Durante aproximadamente 300 anos, ser negro no
Brasil significou oficialmente ser condenado - sem direito à defesa - à
subjugação, à opressão e a um conjunto permanente de violências morais, físicas
e psicológicas. Pelo regime escravocrata, que vigorou no país entre o período
colonial e o final do Império, o povo negro foi transformado legalmente em
propriedade privada dos grandes fazendeiros do país e eram obrigados a morar
confinados em alojamentos rústicos. Nas senzalas, os negros dormiam diretamente
no chão ou sob palhas. Eles só podiam sair dali para duas atividades: trabalhar
ou apanhar. Apanhar de chicote aliás era algo tão rotineiro como trabalhar para
eles. Em frente a cada senzala, havia um tronco, o simbólico pelourinho, que era
utilizado para amarrar os escravos e surrá-los diante da constatação, pelos
senhores de engenho, de qualquer discordância ou desobediência. Para exemplar o
coletivo, os açoites ocorriam diante dos olhos de todos os demais trabalhadores
negros da comunidade, que não tinham direito nenhum a não ser trabalhar em
jornadas desumanas sem reclamar. O líder negro Zumbi, que ousou liderar uma
rebelião contra a barbárie, foi perseguido, assassinado no dia 20 de novembro de
1695 e teve a sua cabeça exposta em praça pública como sinal de terror.

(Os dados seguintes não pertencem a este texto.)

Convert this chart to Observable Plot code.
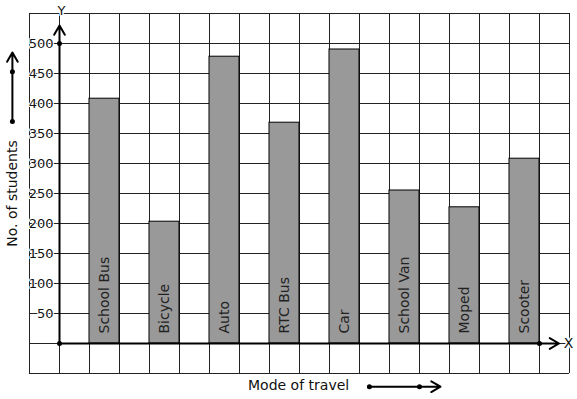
<!DOCTYPE html>
<html>
<head>
<meta charset="utf-8">
<script src="https://cdn.jsdelivr.net/npm/d3@7"></script>
<script src="https://cdn.jsdelivr.net/npm/@observablehq/plot@0.6"></script>
<style>
  html, body { margin: 0; padding: 0; background: #fff; }
  #chart svg { display: block; }
</style>
</head>
<body>
<div id="chart"></div>
<script>
const categories = ["School Bus", "Bicycle", "Auto", "RTC Bus", "Car", "School Van", "Moped", "Scooter"];
const students = [408, 203, 478, 368, 490, 255, 227, 308];
const yTicks = [50, 100, 150, 200, 250, 300, 350, 400, 450, 500];
const yTitle = "No. of students";
const xTitle = "Mode of travel";

const data = categories.map((name, i) => ({name, value: students[i], slot: 2 * i + 1}));
const gridX = d3.range(-1, 18);
const gridY = d3.range(-50, 551, 50);
const font = "DejaVu Sans, sans-serif";

const chart = Plot.plot({
  width: 577,
  height: 399,
  marginTop: 13,
  marginBottom: 26,
  marginLeft: 29,
  marginRight: 8,
  style: {fontFamily: font, background: "#fff"},
  x: {type: "linear", domain: [-1, 17], axis: null},
  y: {type: "linear", domain: [-50, 550], axis: null},
  marks: [
    Plot.ruleX(gridX, {stroke: "#222", strokeWidth: 1, strokeOpacity: 1}),
    Plot.ruleY(gridY, {stroke: "#222", strokeWidth: 1, strokeOpacity: 1}),
    Plot.rectY(data, {x1: "slot", x2: d => d.slot + 1, y: "value", fill: "#999", stroke: "#000", strokeWidth: 1}),
    Plot.text(data, {x: d => d.slot + 0.5, y: 0, text: "name", rotate: -90, textAnchor: "start", dy: -10, fontSize: 14, fill: "#222"}),
    // axes
    Plot.arrow([0], {x1: 0, y1: 0, x2: 0, y2: d3.max(yTicks) + 30, stroke: "#000", strokeWidth: 2, headLength: 8}),
    Plot.arrow([0], {x1: 0, y1: 0, x2: 2 * categories.length + 0.65, y2: 0, stroke: "#000", strokeWidth: 2, headLength: 8}),
    Plot.dot([[0, 0], [0, d3.max(yTicks)], [2 * categories.length, 0]], {x: d => d[0], y: d => d[1], r: 2.5, fill: "#000"}),
    // y tick labels
    Plot.text(yTicks, {x: 0, y: d => d, dx: -6, text: d => String(d), textAnchor: "end", fontSize: 13, fill: "#111", stroke: "#fff", strokeWidth: 2}),
    Plot.text(["Y"], {x: 0, y: 555, dx: 2, text: d => d, fontSize: 13, fill: "#111", stroke: "#fff", strokeWidth: 3}),
    Plot.text(["X"], {x: 2 * categories.length + 1, y: 0, dx: -1, text: d => d, fontSize: 14, fill: "#111", stroke: "#fff", strokeWidth: 3}),
    // y title with arrow
    Plot.text([yTitle], {x: -1.57, y: 250, text: d => d, rotate: -90, fontSize: 14, fill: "#111"}),
    Plot.arrow([0], {x1: -1.57, y1: 370, x2: -1.57, y2: 485, stroke: "#000", strokeWidth: 2, headLength: 8}),
    Plot.dot([370, 453], {x: -1.57, y: d => d, r: 2.5, fill: "#000"}),
    // x title with arrow
    Plot.text([xTitle], {x: 7.97, y: -70, text: d => d, fontSize: 14, fill: "#111"}),
    Plot.arrow([0], {x1: 10.33, y1: -72, x2: 12.7, y2: -72, stroke: "#000", strokeWidth: 2, headLength: 8}),
    Plot.dot([10.33, 12], {x: d => d, y: -72, r: 2.5, fill: "#000"})
  ]
});
document.getElementById("chart").appendChild(chart);
</script>
</body>
</html>
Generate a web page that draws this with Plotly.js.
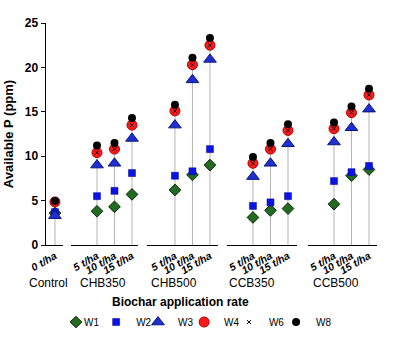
<!DOCTYPE html>
<html>
<head>
<meta charset="utf-8">
<script src="https://cdn.plot.ly/plotly-3.0.1.min.js"></script>
<style>html,body{margin:0;padding:0;background:#fff;}#chart{width:393px;height:342px;}</style>
</head>
<body>
<div id="chart"></div>
<script>
// Groups and their application rates
const groups = ["Control", "CHB350", "CHB500", "CCB350", "CCB500"];
const rates = [["0 t/ha"], ["5 t/ha", "10 t/ha", "15 t/ha"], ["5 t/ha", "10 t/ha", "15 t/ha"], ["5 t/ha", "10 t/ha", "15 t/ha"], ["5 t/ha", "10 t/ha", "15 t/ha"]];

// Available P (ppm), per group, per rate
const W1 = [[3.6], [3.8, 4.3, 5.7], [6.2, 7.9, 9.0], [3.1, 3.9, 4.1], [4.6, 7.8, 8.5]];
const W2 = [[3.7], [5.5, 6.1, 8.1], [7.8, 8.3, 10.8], [4.4, 4.8, 5.5], [7.2, 8.2, 8.9]];
const W3 = [[3.3], [9.0, 9.2, 12.0], [13.5, 18.6, 20.9], [7.7, 9.2, 11.4], [11.6, 13.2, 15.3]];
const W4 = [[4.85], [10.4, 10.8, 13.5], [15.1, 20.3, 22.5], [9.2, 10.8, 12.9], [13.1, 14.9, 16.9]];
const W6 = [[4.85], [10.4, 10.8, 13.5], [15.1, 20.3, 22.5], [9.2, 10.8, 12.9], [13.1, 14.9, 16.9]];
const W8 = [[4.95], [11.2, 11.5, 14.3], [15.8, 21.1, 23.3], [9.9, 11.5, 13.6], [13.8, 15.6, 17.6]];

const FONT = "Liberation Sans, Arial, sans-serif";

const series = [
  {name: "W1", data: W1, marker: {symbol: "diamond", size: 9, color: "#236b23", line: {color: "#0a2a0a", width: 1}}},
  {name: "W2", data: W2, marker: {symbol: "square", size: 7, color: "#0a14e6", line: {color: "#00008a", width: 0.5}}},
  {name: "W3", data: W3, marker: {symbol: "triangle-up", size: 11, color: "#1f2fd0", line: {color: "#0a1580", width: 1}}},
  {name: "W4", data: W4, marker: {symbol: "circle", size: 10, color: "#ff1a1a", line: {color: "#b00000", width: 1}}},
  {name: "W6", data: W6, marker: {symbol: "x-thin", size: 4, color: "#000", line: {color: "#000", width: 1}}},
  {name: "W8", data: W8, marker: {symbol: "circle", size: 8, color: "#000", line: {color: "#000", width: 0}}}
];

const axisIds = ["x", "x2", "x3", "x4", "x5"];
const domains = [[0, 0.051], [0.0753, 0.277], [0.304, 0.518], [0.545, 0.756], [0.789, 0.997]];
const ranges = [[-0.514, 0.457], [-1.486, 2.343], [-1.6, 2.457], [-1.486, 2.514], [-1.486, 2.457]];
const legendIds = ["legend", "legend2", "legend3", "legend4", "legend5", "legend6"];
const legendX = [0.030, 0.151, 0.277, 0.416, 0.551, 0.693];

const traces = [];
// gray stems from 0 to top value
groups.forEach((g, gi) => {
  traces.push({
    type: "scatter", mode: "markers", x: rates[gi], y: W8[gi], xaxis: axisIds[gi], yaxis: "y",
    marker: {opacity: 0, size: 1}, showlegend: false, hoverinfo: "skip",
    error_y: {type: "data", symmetric: false, array: W8[gi].map(() => 0), arrayminus: W8[gi], color: "#b4b4b4", thickness: 1, width: 0}
  });
});
series.forEach((s, si) => {
  groups.forEach((g, gi) => {
    traces.push({
      type: "scatter", mode: "markers", name: s.name, showlegend: gi === 0, legend: legendIds[si],
      x: rates[gi], y: s.data[gi], xaxis: axisIds[gi], yaxis: "y", marker: s.marker, cliponaxis: false
    });
  });
});

const layout = {
  width: 393, height: 342,
  margin: {l: 46, r: 15, t: 23, b: 97, autoexpand: false},
  paper_bgcolor: "#fff", plot_bgcolor: "#fff",
  font: {family: FONT, color: "#000", size: 11},
  showlegend: true,
  yaxis: {
    range: [0, 25], tickvals: [0, 5, 10, 15, 20, 25], showgrid: false, zeroline: false,
    showline: true, linecolor: "#000", linewidth: 1.5, ticks: "outside", ticklen: 4, tickcolor: "#000",
    tickfont: {family: FONT, size: 12, weight: "bold"}, anchor: "x",
    title: {text: "Available P (ppm)", font: {family: FONT, size: 13, weight: "bold"}, standoff: 8}
  },
  annotations: []
};
legendIds.forEach((id, i) => {
  layout[id] = {orientation: "h", x: legendX[i], xanchor: "left", y: -0.347, yanchor: "middle",
    font: {family: FONT, size: 10, color: "#000"}, itemwidth: 30, bgcolor: "rgba(0,0,0,0)"};
});
axisIds.forEach((id, gi) => {
  const key = gi === 0 ? "xaxis" : "xaxis" + (gi + 1);
  layout[key] = {
    type: "category", domain: domains[gi], range: ranges[gi], anchor: "y",
    showgrid: false, zeroline: false, showline: true, linecolor: "#000", linewidth: 1,
    ticks: "", tickangle: -30, tickfont: {family: FONT, size: 10.5, weight: "bold", style: "italic"}
  };
});
const groupLabelX = [-0.057, 0.096, 0.310, 0.545, 0.798];
groups.forEach((g, gi) => {
  layout.annotations.push({text: g, xref: "paper", yref: "paper", x: groupLabelX[gi], y: -0.171,
    xanchor: "left", yanchor: "middle", showarrow: false, font: {family: FONT, size: 12, color: "#000"}});
});
layout.annotations.push({text: "Biochar application rate", xref: "paper", yref: "paper", x: 0.404, y: -0.257,
  xanchor: "center", yanchor: "middle", showarrow: false, font: {family: FONT, size: 12, weight: "bold", color: "#000"}});

Plotly.newPlot("chart", traces, layout, {displayModeBar: false, staticPlot: true}).then(() => {
  // tighten gap between legend symbol and its label
  document.querySelectorAll("#chart .legendtext").forEach(t => t.setAttribute("x", 28));
});
</script>
</body>
</html>
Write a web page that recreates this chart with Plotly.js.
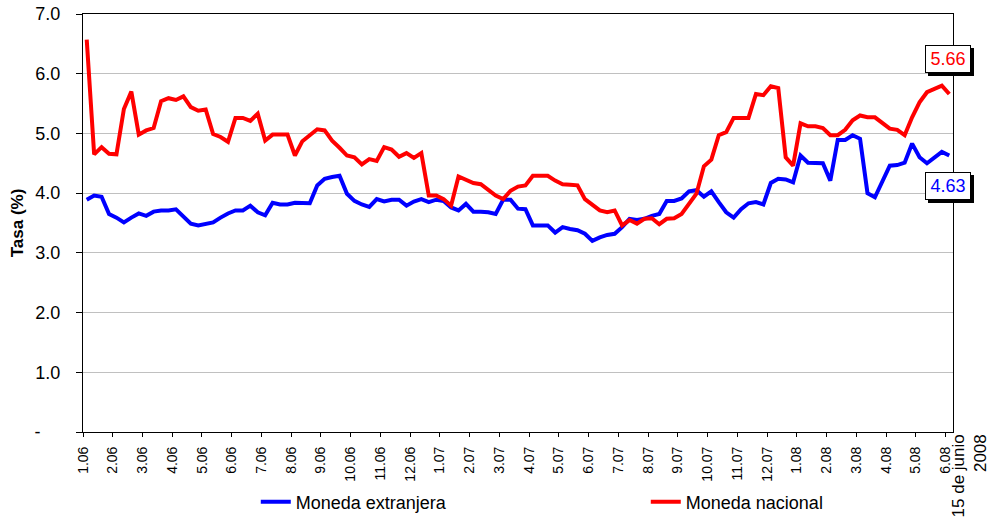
<!DOCTYPE html>
<html>
<head>
<meta charset="utf-8">
<script src="https://cdn.plot.ly/plotly-3.0.1.min.js"></script>
<style>html,body{margin:0;padding:0;background:#fff;}#chart{width:989px;height:518px;}</style>
</head>
<body>
<div id="chart"></div>
<script>
const monthLabels = ["1.06","2.06","3.06","4.06","5.06","6.06","7.06","8.06","9.06","10.06","11.06","12.06",
  "1.07","2.07","3.07","4.07","5.07","6.07","7.07","8.07","9.07","10.07","11.07","12.07",
  "1.08","2.08","3.08","4.08","5.08","6.08"];
const weeksPerLabel = 4;

const monedaExtranjera = [3.89,3.96,3.94,3.65,3.59,3.51,3.59,3.66,3.62,3.69,3.71,3.71,3.73,3.62,3.49,3.46,3.49,3.51,3.59,3.66,
  3.71,3.71,3.79,3.68,3.63,3.84,3.81,3.81,3.84,3.83,3.83,4.13,4.24,4.27,4.29,3.99,3.87,3.81,3.77,3.90,
  3.86,3.89,3.89,3.79,3.86,3.90,3.85,3.89,3.87,3.76,3.71,3.82,3.69,3.69,3.68,3.65,3.89,3.89,3.74,3.73,
  3.46,3.46,3.46,3.34,3.43,3.40,3.38,3.32,3.20,3.26,3.30,3.32,3.43,3.57,3.55,3.57,3.62,3.65,3.87,3.87,
  3.91,4.03,4.05,3.94,4.03,3.85,3.68,3.59,3.73,3.83,3.85,3.81,4.17,4.24,4.23,4.18,4.63,4.51,4.50,4.50,
  4.21,4.89,4.89,4.97,4.91,4.00,3.93,4.21,4.46,4.47,4.51,4.83,4.60,4.50,4.59,4.69,4.63];

const monedaNacional = [6.57,4.65,4.77,4.66,4.65,5.41,5.70,4.98,5.05,5.09,5.54,5.59,5.56,5.62,5.44,5.38,5.40,4.99,4.94,4.86,
  5.26,5.26,5.21,5.33,4.88,4.98,4.98,4.98,4.63,4.87,4.97,5.07,5.05,4.88,4.76,4.63,4.60,4.48,4.57,4.54,
  4.77,4.73,4.61,4.67,4.59,4.67,3.96,3.96,3.90,3.79,4.28,4.23,4.17,4.15,4.05,3.96,3.90,4.04,4.11,4.13,
  4.29,4.29,4.29,4.21,4.15,4.14,4.13,3.90,3.81,3.71,3.68,3.71,3.46,3.55,3.49,3.57,3.58,3.48,3.57,3.58,
  3.65,3.82,3.99,4.45,4.56,4.97,5.02,5.26,5.26,5.26,5.66,5.64,5.79,5.76,4.60,4.46,5.17,5.12,5.12,5.09,
  4.97,4.97,5.06,5.22,5.30,5.27,5.27,5.17,5.08,5.06,4.97,5.27,5.52,5.69,5.75,5.80,5.66];

const yTickVals = [0,1,2,3,4,5,6,7];
const yTickText = ["-\u00a0\u00a0\u00a0\u00a0","1.0","2.0","3.0","4.0","5.0","6.0","7.0"];
const endNote = "15 de junio<br>2008";

const n = monedaNacional.length;
const xs = monedaNacional.map((_, i) => i);
const tickVals = monthLabels.map((_, k) => k * weeksPerLabel - 0.5);
const lastE = monedaExtranjera[n - 1];
const lastN = monedaNacional[n - 1];

const FONT = "Liberation Sans, Arial, sans-serif";

const traces = [
  {x: xs, y: monedaExtranjera, type: "scatter", mode: "lines", name: "Moneda extranjera",
   line: {color: "#0000FF", width: 4}, legendwidth: 345},
  {x: xs, y: monedaNacional, type: "scatter", mode: "lines", name: "Moneda nacional",
   line: {color: "#FF0000", width: 4}}
];

function valueBox(val, color, yshift) {
  const base = {x: n - 1, y: val, xref: "x", yref: "y", text: val.toFixed(2), showarrow: false,
    font: {family: FONT, size: 18, color: color}, width: 40, height: 22, borderpad: 2,
    borderwidth: 1, bordercolor: "#000", bgcolor: "#fff", xshift: -1, yshift: yshift};
  const shadow = Object.assign({}, base, {text: "\u00a0", font: {family: FONT, size: 18, color: "#000"},
    bgcolor: "#000", xshift: base.xshift + 3, yshift: yshift - 3});
  return [shadow, base];
}

const layout = {
  width: 989, height: 518,
  margin: {l: 83, r: 35.5, t: 14, b: 86},
  paper_bgcolor: "#fff", plot_bgcolor: "#fff",
  font: {family: FONT, size: 18, color: "#000"},
  showlegend: true,
  legend: {orientation: "h", xref: "paper", x: 0.1986, xanchor: "left",
    yref: "container", y: 0.031, yanchor: "middle",
    font: {family: FONT, size: 18, color: "#000"}, bgcolor: "rgba(0,0,0,0)"},
  xaxis: {range: [-0.5, n - 0.5], tickmode: "array", tickvals: tickVals, ticktext: monthLabels,
    tickangle: -90, tickfont: {family: FONT, size: 14, color: "#000"}, automargin: false,
    ticks: "outside", ticklen: 4, tickcolor: "#000", showgrid: false, zeroline: false,
    showline: true, linecolor: "#000", linewidth: 1, mirror: true, ticklabelstandoff: 4},
  yaxis: {range: [0, 7], tickmode: "array", tickvals: yTickVals, ticktext: yTickText, automargin: false,
    tickfont: {family: FONT, size: 18, color: "#000"},
    ticks: "outside", ticklen: 6, tickcolor: "#000", showgrid: true, gridcolor: "#c0c0c0", gridwidth: 1,
    zeroline: false, showline: true, linecolor: "#000", linewidth: 1, mirror: true, ticklabelstandoff: 12,
    title: {text: "Tasa (%)", font: {family: FONT, size: 17, color: "#000", weight: "bold"}, standoff: 6}},
  annotations: [
    ...valueBox(lastN, "#FF0000", 35),
    ...valueBox(lastE, "#0000FF", -30),
    {xref: "paper", yref: "paper", x: 1.0185, y: -0.002, xanchor: "center", yanchor: "top",
     text: endNote, showarrow: false, textangle: -90, align: "right",
     font: {family: FONT, size: 17, color: "#000"}}
  ]
};

Plotly.newPlot("chart", traces, layout, {displayModeBar: false, staticPlot: true});
</script>
</body>
</html>
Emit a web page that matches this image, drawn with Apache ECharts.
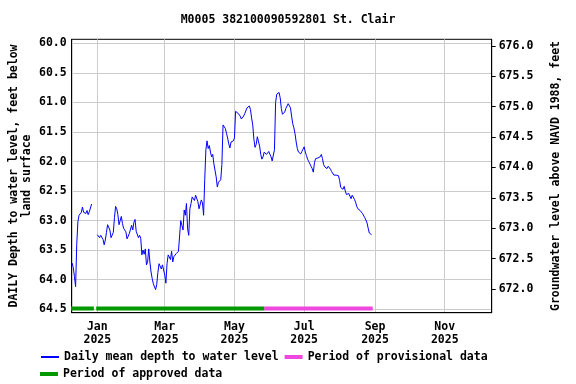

É dolorido, é revoltante, mas é imperioso
resgatar que esta cruel realidade correspondia ao dia a dia do povo negro no
Brasil nos idos dos anos 1600, 1700 e 1800. No nosso Brasil, na nossa terra. A
saudada abolição da escravatura, ocorrida com a assinatura da Lei Áurea em 1888
pela Princesa Isabel, só resolveu em parte a estigmatização dos negros
brasileiros. Pra ser condizente com a realidade dos fatos, a Lei Áurea acabou
com a escravidão de fato, mas não com a escravidão moderna, que de forma
subliminar, indireta ou “às sombras” subjuga os afrodescendentes até os dias
atuais. Por termos passado por três séculos de escravidão oficial e tantas
outras décadas de opressão informal, é que hoje, mesmo com o começar de diversas
políticas de igualdade e de ações afirmativas, como o transformador Programa
Universidade para Todos (ProUni) - que reserva cotas para estudantes negros e
indígenas -, ainda vislumbramos um número inferior ao ideal de negros nas
escolas, nas universidades e no mercado de trabalho. Para revertemos de vez este
quadro, que gradualmente vem mudando para melhor, é que anualmente comemoramos
com vigor a Semana da Consciência Negra, que neste ano foi encerrada na última
terça-feira. As atividades da semana em todo país, além de resgatar a trajetória
de resistência dos negros no Brasil, reforçam aquilo que o preconceito arraigado
em alguns ainda impede de ser observado: as políticas afirmativas, implantadas
há pouco tempo no país, mas já responsáveis por resultados positivos, fazem bem
para o conjunto da sociedade e não só para os negros. Que país ou nação vai se
desenvolver de forma global mantendo excluída a maior parte do seu povo, que é
justamente o povo negro? Que país vai ter uma educação melhor marginalizando o
acesso da maior parte do seu povo às escolas, aos cursos técnicos e
universidades? A segregação e o apartheid, mesmo que não institucionalizados
como na África do Sul, jamais enriquecerão um povo seja moralmente, seja
materialmente.
Portanto, todo apoio às cotas e as políticas
afirmativas e de inclusão e igualdade social. Saímos do tempo da chibata e do
pelourinho e chegamos à época do ProUni, mas ainda temos muitas ações para fazer
e muitos preconceitos a quebrar até conquistarmos uma sociedade que não valore
seres humanos por serem brancos, negros ou pardos. Assim como Martin Luther King
sonhou, todos temos que sonhar e buscar ver nossos filhos julgados por sua
personalidade e não pela cor da sua pele.